From Judges to Justices: Keeping Executive Power in Check Is an Ancient Problem

How evangelicals are responding to the Supreme Court’s latest ruling on presidential immunity.

In the Bible, ancient Israel wrestled with how to restrain corrupt rulers. A modern-day version of that political question went before the US Supreme Court, which ruled Monday on when a president can be prosecuted for criminal behavior.

The case revolved around former president Donald Trump’s attempts to interfere with the 2020 election results.

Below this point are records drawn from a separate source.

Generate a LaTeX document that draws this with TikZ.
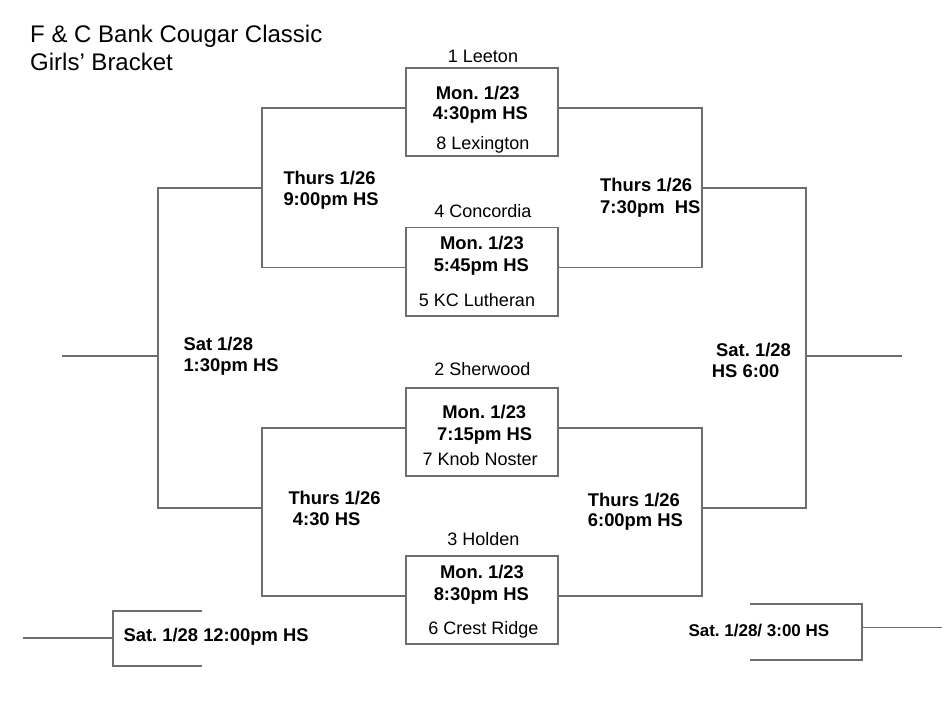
\documentclass[tikz,border=0pt]{standalone}
\usepackage{fontspec}
\setmainfont{Liberation Sans}
\frenchspacing
\begin{document}
\begin{tikzpicture}[x=1pt,y=-1pt,
                    bracket/.style={draw=black!57,line width=1.6pt},
                    game node/.style={rectangle,draw=black!57,line width=1.6pt,minimum width=152pt,minimum height=88pt,inner sep=0pt},
                    team node/.style={anchor=base,inner sep=0pt,font=\fontsize{18}{21}\selectfont},
                    time node/.style={anchor=base,inner sep=0pt,font=\fontsize{18.4}{22}\selectfont\bfseries},
                    round node/.style={anchor=base west,inner sep=0pt,font=\fontsize{18.4}{22}\selectfont\bfseries}
                   ]
  \useasboundingbox (0,0) rectangle (952,708);
  % title
  \node[anchor=base west,inner sep=0pt,font=\fontsize{24}{28}\selectfont] (title1) at (30,42.7) {F \& C Bank Cougar Classic};
  \node[anchor=base west,inner sep=0pt,font=\fontsize{24}{28}\selectfont] (title2) at (30,71) {Girls’ Bracket};
  % first round games
  \node[game node] (g1) at (481.7,112.2) {};
  \node[game node] (g2) at (481.7,271.7) {};
  \node[game node] (g3) at (481.7,431.7) {};
  \node[game node] (g4) at (481.7,599.8) {};
  \node[team node] (t1) at (483,62.3) {1 Leeton};
  \node[time node] (d1) at (477.8,100) {Mon. 1/23};
  \node[time node] (h1) at (480.3,120) {4:30pm HS};
  \node[team node] (t8) at (482.8,150) {8 Lexington};
  \node[team node] (t4) at (483,217.7) {4 Concordia};
  \node[time node] (d2) at (482,250) {Mon. 1/23};
  \node[time node] (h2) at (481.3,271.7) {5:45pm HS};
  \node[team node] (t5) at (477,306) {5 KC Lutheran};
  \node[team node] (t2) at (482.5,375) {2 Sherwood};
  \node[time node] (d3) at (484.3,418.3) {Mon. 1/23};
  \node[time node] (h3) at (484.7,440.7) {7:15pm HS};
  \node[team node] (t7) at (480.2,465.7) {7 Knob Noster};
  \node[team node] (t3) at (483.3,545.7) {3 Holden};
  \node[time node] (d4) at (482,578.3) {Mon. 1/23};
  \node[time node] (h4) at (481.3,600) {8:30pm HS};
  \node[team node] (t6) at (483.3,634) {6 Crest Ridge};
  % bracket joints
  \coordinate (s1) at (262,188);
  \coordinate (s2) at (262,508);
  \coordinate (s3) at (702,188);
  \coordinate (s4) at (702,508);
  \coordinate (f1) at (158,355.7);
  \coordinate (f2) at (806,355.7);
  \coordinate (w1) at (62,355.7);
  \coordinate (w2) at (902,355.7);
  \coordinate (c1) at (113,638);
  \coordinate (c1t) at (202,611);
  \coordinate (c1b) at (202,666);
  \coordinate (c1o) at (23,638);
  \coordinate (c2) at (862,627.3);
  \coordinate (c2t) at (750,604);
  \coordinate (c2b) at (750,660);
  \coordinate (c2o) at (942,627.3);
  \path[bracket]
    ([yshift=4pt]g1.west) -| (s1) |- ([yshift=4pt]g2.west)
    ([yshift=4pt]g3.west) -| (s2) |- ([yshift=4pt]g4.west)
    ([yshift=4pt]g1.east) -| (s3) |- ([yshift=4pt]g2.east)
    ([yshift=4pt]g3.east) -| (s4) |- ([yshift=4pt]g4.east)
    (s1) -| (f1) |- (s2)
    (s3) -| (f2) |- (s4)
    (f1) -- (w1)
    (f2) -- (w2)
    (c1t) -| (c1) |- (c1b)
    (c1) -- (c1o)
    (c2t) -| (c2) |- (c2b)
    (c2) -- (c2o);
  % round labels
  \node[round node] (r1a) at (283.3,184.3) {Thurs 1/26};
  \node[round node] (r1b) at (283.3,205.7) {9:00pm HS};
  \node[round node] (r2a) at (600,191.7) {Thurs 1/26};
  \node[round node] (r2b) at (600,214) {7:30pm\ \ HS};
  \node[round node] (r3a) at (288.3,504) {Thurs 1/26};
  \node[round node] (r3b) at (292.7,525) {4:30 HS};
  \node[round node] (r4a) at (587.7,506) {Thurs 1/26};
  \node[round node] (r4b) at (587.7,526.7) {6:00pm HS};
  \node[round node] (r5a) at (183.3,350) {Sat 1/28};
  \node[round node] (r5b) at (183.3,371.7) {1:30pm HS};
  \node[round node] (r6a) at (716,356.7) {Sat. 1/28};
  \node[round node] (r6b) at (711.7,377.7) {HS 6:00};
  \node[round node] (r7) at (123.3,641.7) {Sat. 1/28 12:00pm HS};
  \node[round node,font=\fontsize{17}{21}\selectfont\bfseries] (r8) at (688.3,636.7) {Sat. 1/28/ 3:00 HS};
\end{tikzpicture}
\end{document}
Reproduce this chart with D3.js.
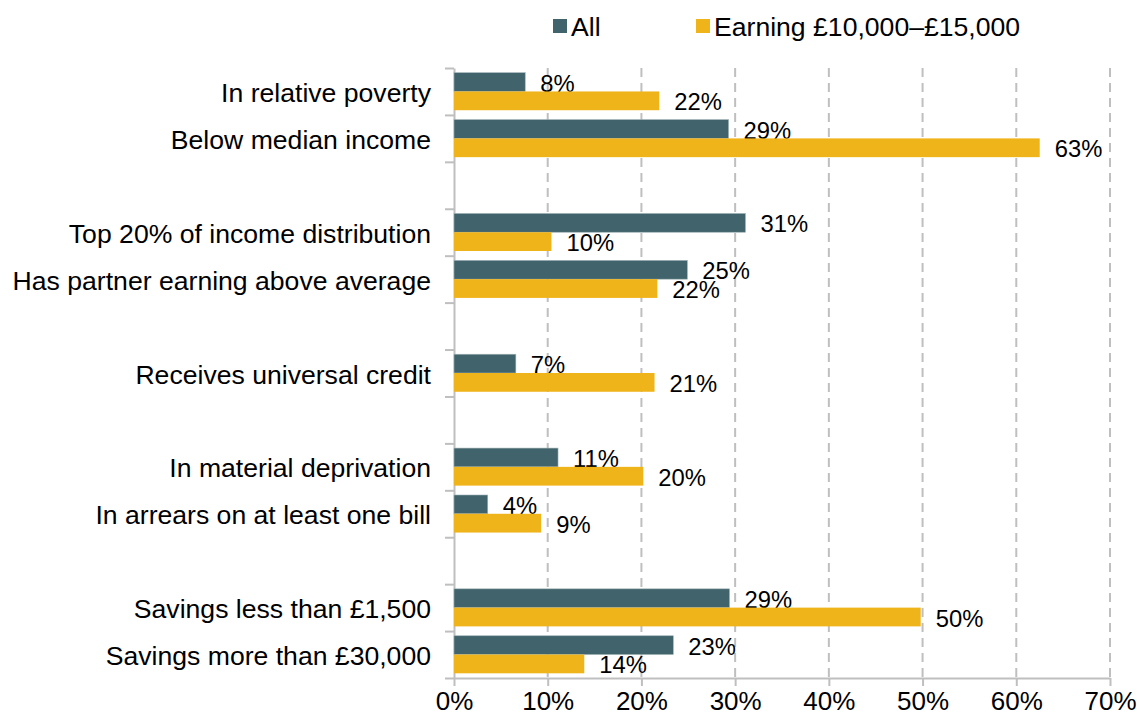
<!DOCTYPE html>
<html>
<head>
<meta charset="utf-8">
<script src="https://cdn.jsdelivr.net/npm/d3@7"></script>
<style>
  body { margin: 0; background: #fff; }
  text { font-family: "Liberation Sans", Arial, sans-serif; fill: #000; }
</style>
</head>
<body>
<div id="chart"></div>
<script>
// Data
//-----------
// empty strings are spacer rows between groups
var categories = [
	"In relative poverty",
	"Below median income",
	"",
	"Top 20% of income distribution",
	"Has partner earning above average",
	"",
	"Receives universal credit",
	"",
	"In material deprivation",
	"In arrears on at least one bill",
	"",
	"Savings less than £1,500",
	"Savings more than £30,000"
];
var allValues  = [7.6, 29.3, null, 31.1, 24.9, null, 6.6, null, 11.1, 3.6, null, 29.4, 23.4];
var earnValues = [21.9, 62.5, null, 10.4, 21.7, null, 21.4, null, 20.2, 9.3, null, 49.8, 13.9];
var seriesNames = ["All", "Earning £10,000–£15,000"];
var xTicks = [0, 10, 20, 30, 40, 50, 60, 70];

// Visualization attributes
//-----------
var w = 1137, h = 722;
var plotLeft = 454, plotRight = 1110, plotTop = 68, plotBottom = 678;
var colors = ["#41636b", "#f0b41b"];
var gridColor = "#bfbfbf";

var svg = d3.select("#chart").append("svg")
	.attr("width", w)
	.attr("height", h);

// Scales
//-----------
var x = d3.scaleLinear([0, 70], [plotLeft, plotRight]);
var y = d3.scaleBand(d3.range(categories.length), [plotTop, plotBottom]);
var slot = y.bandwidth();
var barH = slot * 0.4;
var barOff = (slot - 2 * barH) / 2;

// Gridlines
//-----------
svg.append("g")
	.selectAll("line")
	.data(xTicks.slice(1))
	.enter()
	.append("line")
	.attr("x1", function(d) { return x(d); })
	.attr("x2", function(d) { return x(d); })
	.attr("y1", plotTop)
	.attr("y2", plotBottom)
	.attr("stroke", gridColor)
	.attr("stroke-width", 2)
	.attr("stroke-dasharray", "9,6");

// Axes
//-----------
var xAxis = svg.append("g")
	.attr("transform", "translate(0," + plotBottom + ")")
	.call(d3.axisBottom(x).tickValues(xTicks).tickFormat(function(d) { return d + "%"; }).tickSize(8).tickSizeOuter(0));
xAxis.select(".domain").attr("stroke", gridColor).attr("stroke-width", 2);
xAxis.selectAll(".tick line").attr("stroke", gridColor).attr("stroke-width", 2);
xAxis.selectAll(".tick text")
	.attr("font-size", "26px")
	.attr("font-family", "Liberation Sans, Arial, sans-serif")
	.attr("fill", "#000")
	.attr("y", 14);

var slotScale = d3.scaleLinear([0, categories.length], [plotTop, plotBottom]);
var yAxis = svg.append("g")
	.attr("transform", "translate(" + plotLeft + ",0)")
	.call(d3.axisLeft(slotScale).tickValues(d3.range(categories.length + 1)).tickFormat("").tickSize(9).tickSizeOuter(0));
yAxis.select(".domain").attr("stroke", gridColor).attr("stroke-width", 2);
yAxis.selectAll(".tick line").attr("stroke", gridColor).attr("stroke-width", 2);

// Category labels
//-----------
svg.append("g")
	.selectAll("text")
	.data(categories)
	.enter()
	.append("text")
	.text(function(d) { return d; })
	.attr("text-anchor", "end")
	.attr("dominant-baseline", "central")
	.attr("x", plotLeft - 23)
	.attr("y", function(d, i) { return y(i) + slot / 2 + 1.5; })
	.attr("font-size", "26.6px");

// Bars and value labels
//-----------
[allValues, earnValues].forEach(function(values, s) {
	var rows = values.map(function(v, i) { return {i: i, v: v}; })
		.filter(function(d) { return d.v !== null; });

	svg.append("g")
		.selectAll("rect")
		.data(rows)
		.enter()
		.append("rect")
		.attr("x", x(0))
		.attr("y", function(d) { return y(d.i) + barOff + s * barH; })
		.attr("width", function(d) { return x(d.v) - x(0); })
		.attr("height", barH)
		.attr("fill", colors[s])
		.attr("stroke", s === 0 ? "#9fb2b6" : "none")
		.attr("stroke-width", 0.6);

	svg.append("g")
		.selectAll("text")
		.data(rows)
		.enter()
		.append("text")
		.text(function(d) { return Math.round(d.v) + "%"; })
		.attr("x", function(d) { return x(d.v) + 15; })
		.attr("y", function(d) { return y(d.i) + barOff + s * barH + barH / 2 + 1; })
		.attr("dominant-baseline", "central")
		.attr("font-size", "23.8px");
});

// Legend
//-----------
var legendX = [553, 696];
var legend = svg.append("g")
	.selectAll("g")
	.data(seriesNames)
	.enter()
	.append("g")
	.attr("transform", function(d, i) { return "translate(" + legendX[i] + ",19)"; });
legend.append("rect")
	.attr("width", 14)
	.attr("height", 14)
	.attr("fill", function(d, i) { return colors[i]; });
legend.append("text")
	.text(function(d) { return d; })
	.attr("x", 18)
	.attr("y", 8)
	.attr("dominant-baseline", "central")
	.attr("font-size", "26.6px");
</script>
</body>
</html>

Ultimately, the Court decided that presidents have absolute immunity for official acts related to core constitutional duties while in office and presumptive immunity for official acts that don’t fall under core powers, but cannot be granted immunity for private acts.

Some evangelicals have expressed disappointment in Trump’s actions and support for the resulting criminal charges, saying they are eager to hold their executives to higher ethical standards, especially if they claim Christ. Trump supporters, though, have seen the efforts to prosecute him as unjust and politically motivated.

While Trump and his backers viewed the Court as siding with the former president, reactions were mixed among his opponents. Some were concerned about putting leaders “above the law,” while others saw the lack of immunity for unofficial acts as a significant check on executive power.

Daniel Darling, who is director of the Southwestern Baptist Theological Seminary’s Land Center for Cultural Engagement and has been critical of Trump, said reactions to the decision were perhaps overblown.

“Despite the screaming, the Court has strengthened democracy,” he wrote on X. “Trump has to prove his election-meddling was part of official acts. The government has to prove they weren’t. The court seems to lean in the direction that they weren’t.”